Problem requirements: Leave out the pictures and set down exactly the lines from the start of the listing through the one with "var mdaTicks = [0, 10, 20, 30, 40];", both included.

Collected data:

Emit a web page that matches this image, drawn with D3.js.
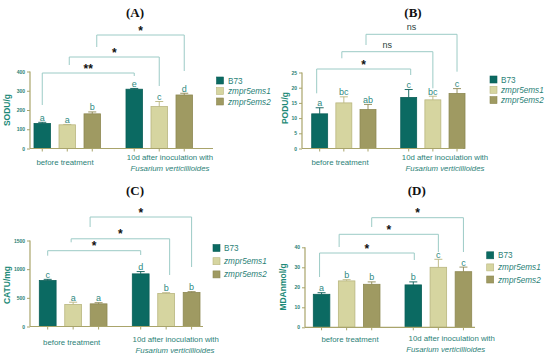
<!DOCTYPE html>
<html>
<head>
<meta charset="utf-8" />
<title></title>
<style>
  body { margin: 0; background: #fff; }
  text { font-family: "Liberation Sans", Arial, sans-serif; }
  .title { font-family: "Liberation Serif", "Times New Roman", serif; font-size: 13px; font-weight: bold; fill: #111; }
  .tick { font-size: 5px; font-weight: bold; fill: #2b7f77; }
  .ylab { font-size: 8.5px; font-weight: bold; fill: #1d8a78; }
  .xlab { font-size: 7.8px; fill: #2b7f77; }
  .leg { font-size: 8.2px; fill: #2b7f77; }
  .let { font-size: 9px; fill: #2f8a82; }
  .sig { font-weight: bold; fill: #111; }
</style>
</head>
<body>
<script src="https://cdn.jsdelivr.net/npm/d3@7"></script>
<script>
var width = 550, height = 357;

// data
var groups = ["before treatment", "10d after inoculation"];
var genotypes = ["B73", "zmpr5ems1", "zmpr5ems2"];

var sodMean = [130, 123, 180, 308, 218, 278];
var sodErr = [6, 2, 10, 4, 26, 9];
var sodLetters = ["a", "a", "b", "e", "c", "d"];
var sodSig = ["**", "*", "*"];
var sodTicks = [0, 100, 200, 300, 400];

var podMean = [11.4, 15.0, 12.8, 16.8, 16.0, 18.1];
var podErr = [2.0, 2.0, 1.7, 2.6, 1.2, 1.6];
var podLetters = ["a", "bc", "ab", "c", "bc", "c"];
var podSig = ["*", "ns", "ns"];
var podTicks = [0, 5, 10, 15, 20, 25];

var catMean = [802, 384, 395, 918, 575, 593];
var catErr = [20, 40, 20, 40, 15, 15];
var catLetters = ["c", "a", "a", "d", "b", "b"];
var catSig = ["*", "*", "*"];
var catTicks = [0, 500, 1000, 1500];

var mdaMean = [16.5, 23.2, 21.5, 21.2, 30.0, 27.8];
var mdaErr = [0.8, 0.6, 1.2, 1.5, 4.0, 2.3];
var mdaLetters = ["a", "b", "b", "b", "c", "c"];
var mdaSig = ["*", "*", "*"];
var mdaTicks = [0, 10, 20, 30, 40];

// comparisons: before vs after for each genotype
var pairs = [[0, 3], [1, 4], [2, 5]];

var fill = { "B73": "#0b6a62", "zmpr5ems1": "#d6d5a0", "zmpr5ems2": "#9f9a62" };
var edge = { "B73": "#0a5f58", "zmpr5ems1": "#b9b67f", "zmpr5ems2": "#8d8852" };
var axisCol = "#a9a46b", brCol = "#9ccbc6";

var panels = [
  { title: "(A)", tx: 135, ty: 16.5, ylabel: "SODU/g", ylx: 7, yly: 110,
    mean: sodMean, err: sodErr, letters: sodLetters, sig: sodSig, ticks: sodTicks,
    ax: 30, axEnd: 213, y0: 148.5, y1: 71.5, range: [34, 192.5], pad: 0.277,
    lvl: [73, 57, 35], lEnd: [105, 65, 47], rEnd: [76, 86, 71], ldx: [0, 2, 4.5], rdx: [0, 0, 0],
    leg: [216.5, 80.5, 10.5, 228],
    xl: [[65, 165], [170, 160], [170, 171]] },
  { title: "(B)", tx: 413, ty: 16.5, ylabel: "PODU/g", ylx: 285, yly: 108,
    mean: podMean, err: podErr, letters: podLetters, sig: podSig, ticks: podTicks,
    ax: 302, axEnd: 463, y0: 148.5, y1: 72.5, range: [311.7, 465], pad: 0.278,
    lvl: [69, 51.7, 34.3], lEnd: [93.3, 58.3, 45], rEnd: [75, 88.3, 71.7], ldx: [-3, -2, -2], rdx: [2, 0, 0],
    leg: [490, 79.5, 10.3, 501],
    xl: [[340, 164.5], [445, 159.5], [445, 171]] },
  { title: "(C)", tx: 135, ty: 194.5, ylabel: "CATU/mg", ylx: 7, yly: 285,
    mean: catMean, err: catErr, letters: catLetters, sig: catSig, ticks: catTicks,
    ax: 30, axEnd: 203, y0: 326.5, y1: 240.5, range: [39.3, 200], pad: 0.272,
    lvl: [250.7, 238.8, 217], lEnd: [255.7, 242.3, 227], rEnd: [255, 275, 267], ldx: [0, -2, -8.5], rdx: [0, 3.5, 0],
    leg: [213, 248, 13.2, 224],
    xl: [[71.7, 345], [175.7, 342], [175, 353]] },
  { title: "(D)", tx: 416.7, ty: 194.5, ylabel: "MDAnmol/g", ylx: 283, yly: 287,
    mean: mdaMean, err: mdaErr, letters: mdaLetters, sig: mdaSig, ticks: mdaTicks,
    ax: 305, axEnd: 475, y0: 327.3, y1: 247.3, range: [313.3, 471.7], pad: 0.273,
    lvl: [253, 234.3, 217.7], lEnd: [277, 247, 227], rEnd: [260, 252, 252], ldx: [-2, -7.5, 0], rdx: [1, 0, 0],
    leg: [486.7, 255.3, 12.1, 498],
    xl: [[350, 341.5], [451.7, 340.5], [445.7, 351.5]] }
];

var svg = d3.select("body").append("svg")
    .attr("width", width)
    .attr("height", height);

panels.forEach(function(p, pi) {
  var g = svg.append("g");
  var second = pi == 2 || pi == 3;
  var afterLabel = second ? "10d after inoculation  with" : "10d after inoculation with";

  var x0 = d3.scaleBand().domain(groups).range(p.range).paddingInner(p.pad).paddingOuter(0);
  var x1 = d3.scaleBand().domain(genotypes).range([0, x0.bandwidth()]).paddingInner(0.34).paddingOuter(0);
  var y = d3.scaleLinear().domain([0, d3.max(p.ticks)]).range([p.y0, p.y1]);

  var rows = p.mean.map(function(v, i) {
    return { g: groups[Math.floor(i / 3)], k: genotypes[i % 3], v: v, e: p.err[i], l: p.letters[i] };
  });
  function cx(d) { return x0(d.g) + x1(d.k) + x1.bandwidth() / 2; }

  // title
  g.append("text").attr("class", "title").attr("x", p.tx).attr("y", p.ty)
    .attr("text-anchor", "middle").text(p.title);

  // y axis
  var yAxis = d3.axisLeft(y).tickValues(p.ticks).tickFormat(d3.format("d")).tickSize(3).tickPadding(2);
  var ya = g.append("g").attr("transform", "translate(" + p.ax + ",0)").call(yAxis);
  ya.select(".domain").attr("stroke", axisCol).attr("stroke-width", 1.2).attr("d", "M0," + p.y0 + "V" + p.y1);
  ya.selectAll(".tick line").attr("stroke", axisCol).attr("stroke-width", 1);
  ya.selectAll(".tick text").attr("class", "tick").attr("fill", null).attr("font-size", null).attr("font-family", null);
  ya.attr("font-size", null).attr("font-family", null);

  // bars
  g.selectAll(".bar").data(rows).enter().append("rect")
    .attr("x", function(d) { return x0(d.g) + x1(d.k); })
    .attr("y", function(d) { return y(d.v); })
    .attr("width", x1.bandwidth())
    .attr("height", function(d) { return y(0) - y(d.v); })
    .attr("fill", function(d) { return fill[d.k]; })
    .attr("stroke", function(d) { return edge[d.k]; })
    .attr("stroke-width", 0.8);

  // error bars (upper half)
  var eb = g.selectAll(".eb").data(rows).enter().append("g")
    .attr("stroke", function(d) { return edge[d.k]; }).attr("stroke-width", 0.9);
  eb.append("line").attr("x1", cx).attr("x2", cx)
    .attr("y1", function(d) { return y(d.v); }).attr("y2", function(d) { return y(d.v + d.e); });
  eb.append("line").attr("x1", function(d) { return cx(d) - 4; }).attr("x2", function(d) { return cx(d) + 4; })
    .attr("y1", function(d) { return y(d.v + d.e); }).attr("y2", function(d) { return y(d.v + d.e); });

  // letters
  g.selectAll(".let").data(rows).enter().append("text").attr("class", "let")
    .attr("x", cx).attr("y", function(d) { return y(d.v + d.e) - 1.5; })
    .attr("text-anchor", "middle").text(function(d) { return d.l; });

  // x axis
  g.append("line").attr("x1", p.ax).attr("x2", p.axEnd).attr("y1", p.y0).attr("y2", p.y0)
    .attr("stroke", axisCol).attr("stroke-width", 1.2);
  g.selectAll(".xt").data(rows).enter().append("line")
    .attr("x1", cx).attr("x2", cx).attr("y1", p.y0).attr("y2", p.y0 + 3)
    .attr("stroke", axisCol).attr("stroke-width", 1);

  // x labels
  g.append("text").attr("class", "xlab").attr("x", p.xl[0][0]).attr("y", p.xl[0][1])
    .attr("text-anchor", "middle").text(groups[0]);
  g.append("text").attr("class", "xlab").attr("x", p.xl[1][0]).attr("y", p.xl[1][1])
    .attr("text-anchor", "middle").text(afterLabel);
  g.append("text").attr("class", "xlab").attr("x", p.xl[2][0]).attr("y", p.xl[2][1])
    .attr("text-anchor", "middle").style("font-style", "italic").text("Fusarium verticillioides");

  // y label
  g.append("text").attr("class", "ylab")
    .attr("transform", "translate(" + (p.ylx + 3) + "," + p.yly + ") rotate(-90)")
    .attr("text-anchor", "middle").text(p.ylabel);

  // significance brackets
  pairs.forEach(function(pr, j) {
    var xa = cx(rows[pr[0]]) + p.ldx[j], xb = cx(rows[pr[1]]) + p.rdx[j];
    g.append("path")
      .attr("d", "M" + xa + "," + p.lEnd[j] + "V" + p.lvl[j] + "H" + xb + "V" + p.rEnd[j])
      .attr("fill", "none").attr("stroke", brCol).attr("stroke-width", 1);
    var s = p.sig[j];
    var isNs = s == "ns";
    g.append("text").attr("class", "sig")
      .attr("x", (xa + xb) / 2).attr("y", p.lvl[j] - (isNs ? 4 : 0.5))
      .attr("text-anchor", "middle")
      .style("font-size", isNs ? "9px" : "12px")
      .style("font-weight", isNs ? "normal" : "bold")
      .style("fill", isNs ? "#2b3f3d" : "#111")
      .text(s);
  });

  // legend
  genotypes.forEach(function(k, i) {
    var ly = p.leg[1] + i * p.leg[2];
    g.append("rect").attr("x", p.leg[0]).attr("y", ly - 3.5).attr("width", 7).attr("height", 7)
      .attr("fill", fill[k]).attr("stroke", edge[k]).attr("stroke-width", 0.6);
    g.append("text").attr("class", "leg").attr("x", p.leg[3]).attr("y", ly + 3)
      .style("font-style", i == 0 ? "normal" : "italic").text(k);
  });
});
</script>
</body>
</html>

Result:
Emit a web page that matches this image, drawn with D3.js.
<!DOCTYPE html>
<html>
<head>
<meta charset="utf-8" />
<title></title>
<style>
  body { margin: 0; background: #fff; }
  text { font-family: "Liberation Sans", Arial, sans-serif; }
  .title { font-family: "Liberation Serif", "Times New Roman", serif; font-size: 13px; font-weight: bold; fill: #111; }
  .tick { font-size: 5px; font-weight: bold; fill: #2b7f77; }
  .ylab { font-size: 8.5px; font-weight: bold; fill: #1d8a78; }
  .xlab { font-size: 7.8px; fill: #2b7f77; }
  .leg { font-size: 8.2px; fill: #2b7f77; }
  .let { font-size: 9px; fill: #2f8a82; }
  .sig { font-weight: bold; fill: #111; }
</style>
</head>
<body>
<script src="https://cdn.jsdelivr.net/npm/d3@7"></script>
<script>
var width = 550, height = 357;

// data
var groups = ["before treatment", "10d after inoculation"];
var genotypes = ["B73", "zmpr5ems1", "zmpr5ems2"];

var sodMean = [130, 123, 180, 308, 218, 278];
var sodErr = [6, 2, 10, 4, 26, 9];
var sodLetters = ["a", "a", "b", "e", "c", "d"];
var sodSig = ["**", "*", "*"];
var sodTicks = [0, 100, 200, 300, 400];

var podMean = [11.4, 15.0, 12.8, 16.8, 16.0, 18.1];
var podErr = [2.0, 2.0, 1.7, 2.6, 1.2, 1.6];
var podLetters = ["a", "bc", "ab", "c", "bc", "c"];
var podSig = ["*", "ns", "ns"];
var podTicks = [0, 5, 10, 15, 20, 25];

var catMean = [802, 384, 395, 918, 575, 593];
var catErr = [20, 40, 20, 40, 15, 15];
var catLetters = ["c", "a", "a", "d", "b", "b"];
var catSig = ["*", "*", "*"];
var catTicks = [0, 500, 1000, 1500];

var mdaMean = [16.5, 23.2, 21.5, 21.2, 30.0, 27.8];
var mdaErr = [0.8, 0.6, 1.2, 1.5, 4.0, 2.3];
var mdaLetters = ["a", "b", "b", "b", "c", "c"];
var mdaSig = ["*", "*", "*"];
var mdaTicks = [0, 10, 20, 30, 40];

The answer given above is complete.